A hyperplane is a fundamental concept in mathematics and machine learning, especially in fields like classification and optimization. In simple terms, a hyperplane is a flat, n-1 dimensional surface that divides an n-dimensional space. For example, in two dimensions (a plane), a hyperplane is a line. In three dimensions (a regular 3D space), a hyperplane is a plane. The idea extends to higher dimensions, which are common in machine learning where data often exists in spaces with many features (dimensions).
Hyperplanes play a crucial role in algorithms such as Support Vector Machines (SVMs). In classification problems, a hyperplane is often used to separate data points belonging to different classes. The best hyperplane is typically the one that maximally separates the classes, meaning it leaves the largest possible margin between them. This makes the concept central to supervised learning tasks where the goal is to draw boundaries between categories.
The mathematical definition of a hyperplane is the set of all points x in n-dimensional space that satisfy a linear equation of the form w·x + b = 0, where w is a vector of weights and b is a bias (or offset). The vector w determines the orientation of the hyperplane, and b shifts it. By changing w and b, you can move and rotate the hyperplane to best fit your data.
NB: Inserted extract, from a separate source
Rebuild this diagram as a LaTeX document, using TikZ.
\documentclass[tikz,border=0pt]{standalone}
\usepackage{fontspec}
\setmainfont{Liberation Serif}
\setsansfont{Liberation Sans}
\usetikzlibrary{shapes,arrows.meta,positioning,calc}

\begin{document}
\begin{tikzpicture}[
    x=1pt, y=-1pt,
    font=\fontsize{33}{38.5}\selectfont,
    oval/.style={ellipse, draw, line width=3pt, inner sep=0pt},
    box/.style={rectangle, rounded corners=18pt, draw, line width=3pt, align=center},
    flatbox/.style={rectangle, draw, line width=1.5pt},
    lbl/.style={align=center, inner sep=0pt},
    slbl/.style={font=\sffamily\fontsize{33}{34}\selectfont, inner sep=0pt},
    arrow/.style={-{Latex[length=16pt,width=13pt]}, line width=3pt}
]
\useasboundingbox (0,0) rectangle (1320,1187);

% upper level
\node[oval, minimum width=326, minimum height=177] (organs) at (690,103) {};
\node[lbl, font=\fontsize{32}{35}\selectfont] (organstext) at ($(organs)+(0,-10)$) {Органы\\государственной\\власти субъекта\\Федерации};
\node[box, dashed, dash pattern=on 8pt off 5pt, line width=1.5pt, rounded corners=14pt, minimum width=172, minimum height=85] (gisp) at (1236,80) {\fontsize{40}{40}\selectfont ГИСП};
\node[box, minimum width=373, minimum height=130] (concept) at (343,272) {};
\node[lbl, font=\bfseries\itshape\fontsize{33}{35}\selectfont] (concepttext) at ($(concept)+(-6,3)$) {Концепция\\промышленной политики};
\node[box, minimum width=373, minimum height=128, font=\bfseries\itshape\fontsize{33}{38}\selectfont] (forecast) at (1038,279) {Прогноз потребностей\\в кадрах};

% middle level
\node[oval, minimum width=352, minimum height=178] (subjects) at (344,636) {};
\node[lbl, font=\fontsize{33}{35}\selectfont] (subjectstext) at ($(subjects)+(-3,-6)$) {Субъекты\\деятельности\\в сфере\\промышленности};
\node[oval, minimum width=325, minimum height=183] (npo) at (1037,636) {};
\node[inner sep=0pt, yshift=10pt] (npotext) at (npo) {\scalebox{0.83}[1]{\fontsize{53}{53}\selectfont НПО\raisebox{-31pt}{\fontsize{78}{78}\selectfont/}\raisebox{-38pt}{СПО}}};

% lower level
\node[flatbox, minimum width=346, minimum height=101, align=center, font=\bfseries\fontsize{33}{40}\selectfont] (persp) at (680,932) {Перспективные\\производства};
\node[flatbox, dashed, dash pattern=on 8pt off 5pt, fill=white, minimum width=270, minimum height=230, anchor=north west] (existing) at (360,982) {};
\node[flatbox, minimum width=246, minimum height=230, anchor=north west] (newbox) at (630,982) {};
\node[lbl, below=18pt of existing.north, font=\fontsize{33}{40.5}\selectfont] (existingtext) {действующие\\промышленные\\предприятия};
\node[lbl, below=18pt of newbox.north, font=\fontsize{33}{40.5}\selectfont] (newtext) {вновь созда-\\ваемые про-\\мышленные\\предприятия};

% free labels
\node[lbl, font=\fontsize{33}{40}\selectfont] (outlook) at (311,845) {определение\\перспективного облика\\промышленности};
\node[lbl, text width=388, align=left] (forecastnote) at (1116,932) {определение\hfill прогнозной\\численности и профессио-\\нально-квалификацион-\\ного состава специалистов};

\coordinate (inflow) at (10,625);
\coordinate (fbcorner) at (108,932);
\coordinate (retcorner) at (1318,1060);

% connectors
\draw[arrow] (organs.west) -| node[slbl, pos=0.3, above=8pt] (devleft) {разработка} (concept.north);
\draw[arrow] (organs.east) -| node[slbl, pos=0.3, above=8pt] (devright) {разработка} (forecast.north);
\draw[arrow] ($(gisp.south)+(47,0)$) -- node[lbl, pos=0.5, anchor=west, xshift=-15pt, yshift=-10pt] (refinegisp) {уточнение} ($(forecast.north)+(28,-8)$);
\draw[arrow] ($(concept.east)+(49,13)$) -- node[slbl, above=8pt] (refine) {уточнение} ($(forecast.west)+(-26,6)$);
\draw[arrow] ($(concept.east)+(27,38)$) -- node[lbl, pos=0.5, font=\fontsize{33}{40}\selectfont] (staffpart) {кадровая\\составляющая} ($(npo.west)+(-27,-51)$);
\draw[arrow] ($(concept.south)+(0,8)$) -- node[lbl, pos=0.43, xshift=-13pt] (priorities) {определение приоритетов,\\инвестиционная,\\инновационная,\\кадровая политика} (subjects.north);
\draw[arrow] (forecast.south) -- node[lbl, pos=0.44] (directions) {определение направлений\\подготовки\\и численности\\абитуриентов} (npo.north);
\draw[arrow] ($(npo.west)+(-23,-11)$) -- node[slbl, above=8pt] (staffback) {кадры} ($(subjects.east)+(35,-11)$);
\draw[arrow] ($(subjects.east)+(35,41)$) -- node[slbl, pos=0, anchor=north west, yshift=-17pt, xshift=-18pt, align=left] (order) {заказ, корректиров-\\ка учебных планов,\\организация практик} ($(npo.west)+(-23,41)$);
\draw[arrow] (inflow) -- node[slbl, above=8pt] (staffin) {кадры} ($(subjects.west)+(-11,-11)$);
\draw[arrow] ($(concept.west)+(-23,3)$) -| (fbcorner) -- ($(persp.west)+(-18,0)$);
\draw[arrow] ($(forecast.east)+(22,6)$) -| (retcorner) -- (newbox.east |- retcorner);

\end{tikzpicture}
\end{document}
In deep learning and neural networks, hyperplanes are also relevant. Each neuron in a simple perceptron can be thought of as defining a hyperplane that splits the input space into two regions. As networks get deeper and more complex, combinations of these hyperplanes enable the model to carve out intricate decision boundaries for more challenging classification tasks.
Hyperplanes are not just theoretical; they have practical implications for model performance and interpretability. A well-chosen hyperplane can lead to better generalization, meaning the model performs well on new, unseen data. Conversely, if the hyperplane is poorly placed, the model may overfit or underfit, making it less useful in practical applications.
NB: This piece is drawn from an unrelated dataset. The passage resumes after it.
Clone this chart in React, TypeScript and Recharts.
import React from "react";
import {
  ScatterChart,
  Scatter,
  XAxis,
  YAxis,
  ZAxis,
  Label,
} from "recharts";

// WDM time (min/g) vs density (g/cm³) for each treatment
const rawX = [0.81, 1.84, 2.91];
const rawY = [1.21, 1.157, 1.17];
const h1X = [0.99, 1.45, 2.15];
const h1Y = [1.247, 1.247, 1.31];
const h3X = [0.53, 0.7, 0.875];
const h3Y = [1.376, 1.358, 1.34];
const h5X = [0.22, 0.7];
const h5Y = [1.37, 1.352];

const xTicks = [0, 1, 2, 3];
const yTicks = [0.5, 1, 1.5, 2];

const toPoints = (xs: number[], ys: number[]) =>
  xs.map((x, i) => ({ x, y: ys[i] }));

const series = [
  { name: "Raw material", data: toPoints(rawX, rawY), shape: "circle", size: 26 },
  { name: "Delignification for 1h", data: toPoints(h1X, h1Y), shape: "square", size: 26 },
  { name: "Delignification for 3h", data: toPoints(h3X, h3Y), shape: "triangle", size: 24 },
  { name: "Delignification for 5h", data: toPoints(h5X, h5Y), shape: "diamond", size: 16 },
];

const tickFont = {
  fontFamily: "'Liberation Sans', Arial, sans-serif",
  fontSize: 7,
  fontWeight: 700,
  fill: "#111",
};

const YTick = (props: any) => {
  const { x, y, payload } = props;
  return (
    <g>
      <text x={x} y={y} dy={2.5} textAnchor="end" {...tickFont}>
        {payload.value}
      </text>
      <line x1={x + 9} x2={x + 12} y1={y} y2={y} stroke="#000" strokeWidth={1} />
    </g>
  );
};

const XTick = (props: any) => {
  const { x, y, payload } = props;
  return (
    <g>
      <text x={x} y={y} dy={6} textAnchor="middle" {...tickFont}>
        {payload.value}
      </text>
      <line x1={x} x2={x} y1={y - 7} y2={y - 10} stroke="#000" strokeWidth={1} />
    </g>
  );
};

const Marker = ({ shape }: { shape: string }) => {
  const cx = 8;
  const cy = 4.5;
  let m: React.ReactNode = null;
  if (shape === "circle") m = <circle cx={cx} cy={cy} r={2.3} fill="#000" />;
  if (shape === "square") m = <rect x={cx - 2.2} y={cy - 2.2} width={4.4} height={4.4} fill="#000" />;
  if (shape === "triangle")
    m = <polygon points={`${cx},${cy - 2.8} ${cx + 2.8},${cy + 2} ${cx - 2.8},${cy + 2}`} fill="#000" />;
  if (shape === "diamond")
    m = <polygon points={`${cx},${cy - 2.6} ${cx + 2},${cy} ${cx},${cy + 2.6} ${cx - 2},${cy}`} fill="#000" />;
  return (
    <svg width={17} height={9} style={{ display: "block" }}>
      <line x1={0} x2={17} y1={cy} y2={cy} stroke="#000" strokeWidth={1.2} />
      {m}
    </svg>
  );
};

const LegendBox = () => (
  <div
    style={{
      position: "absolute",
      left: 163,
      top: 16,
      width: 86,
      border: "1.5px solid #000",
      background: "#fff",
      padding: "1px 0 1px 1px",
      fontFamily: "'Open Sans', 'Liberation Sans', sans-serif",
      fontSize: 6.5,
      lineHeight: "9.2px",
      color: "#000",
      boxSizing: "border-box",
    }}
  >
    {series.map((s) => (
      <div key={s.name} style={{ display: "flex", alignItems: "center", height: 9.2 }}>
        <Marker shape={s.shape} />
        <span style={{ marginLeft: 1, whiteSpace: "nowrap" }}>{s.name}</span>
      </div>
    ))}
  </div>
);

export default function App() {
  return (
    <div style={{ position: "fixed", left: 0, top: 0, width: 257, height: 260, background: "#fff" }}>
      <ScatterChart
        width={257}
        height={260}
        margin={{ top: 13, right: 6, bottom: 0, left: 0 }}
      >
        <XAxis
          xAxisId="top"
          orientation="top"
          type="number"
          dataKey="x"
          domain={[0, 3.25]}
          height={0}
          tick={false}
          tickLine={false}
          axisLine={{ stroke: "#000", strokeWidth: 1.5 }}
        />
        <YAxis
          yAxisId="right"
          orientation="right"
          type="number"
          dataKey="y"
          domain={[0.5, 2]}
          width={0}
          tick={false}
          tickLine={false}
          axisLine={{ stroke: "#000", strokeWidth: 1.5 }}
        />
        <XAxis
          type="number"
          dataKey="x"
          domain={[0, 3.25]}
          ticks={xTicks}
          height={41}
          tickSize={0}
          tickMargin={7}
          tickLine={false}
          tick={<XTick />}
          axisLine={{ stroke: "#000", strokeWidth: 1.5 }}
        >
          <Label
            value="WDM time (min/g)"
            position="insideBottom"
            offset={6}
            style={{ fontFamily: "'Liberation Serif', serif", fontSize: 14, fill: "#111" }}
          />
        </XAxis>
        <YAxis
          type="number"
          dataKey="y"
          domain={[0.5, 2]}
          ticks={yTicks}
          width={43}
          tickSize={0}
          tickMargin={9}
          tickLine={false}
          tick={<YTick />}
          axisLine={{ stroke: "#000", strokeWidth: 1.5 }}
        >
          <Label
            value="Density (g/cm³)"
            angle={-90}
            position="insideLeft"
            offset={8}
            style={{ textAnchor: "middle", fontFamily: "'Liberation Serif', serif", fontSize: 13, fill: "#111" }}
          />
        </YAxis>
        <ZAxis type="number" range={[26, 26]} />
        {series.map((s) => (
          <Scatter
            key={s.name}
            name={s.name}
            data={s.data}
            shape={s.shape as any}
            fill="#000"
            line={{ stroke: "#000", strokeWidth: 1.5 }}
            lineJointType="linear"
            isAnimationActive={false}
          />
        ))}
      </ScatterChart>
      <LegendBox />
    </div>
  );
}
One challenge with hyperplanes in high-dimensional spaces is that our intuition can break down. In dozens or hundreds of dimensions, it’s not possible to visualize the hyperplane directly. However, the underlying mathematics remains the same, and tools like dimensionality reduction can help interpret how hyperplanes are separating data.
In summary, a hyperplane is a critical geometric tool in AI and machine learning, allowing algorithms to partition complex, high-dimensional data into meaningful groups. Whether you are tuning a linear model or training a deep network, understanding hyperplanes gives you deeper insight into how your algorithms are making decisions.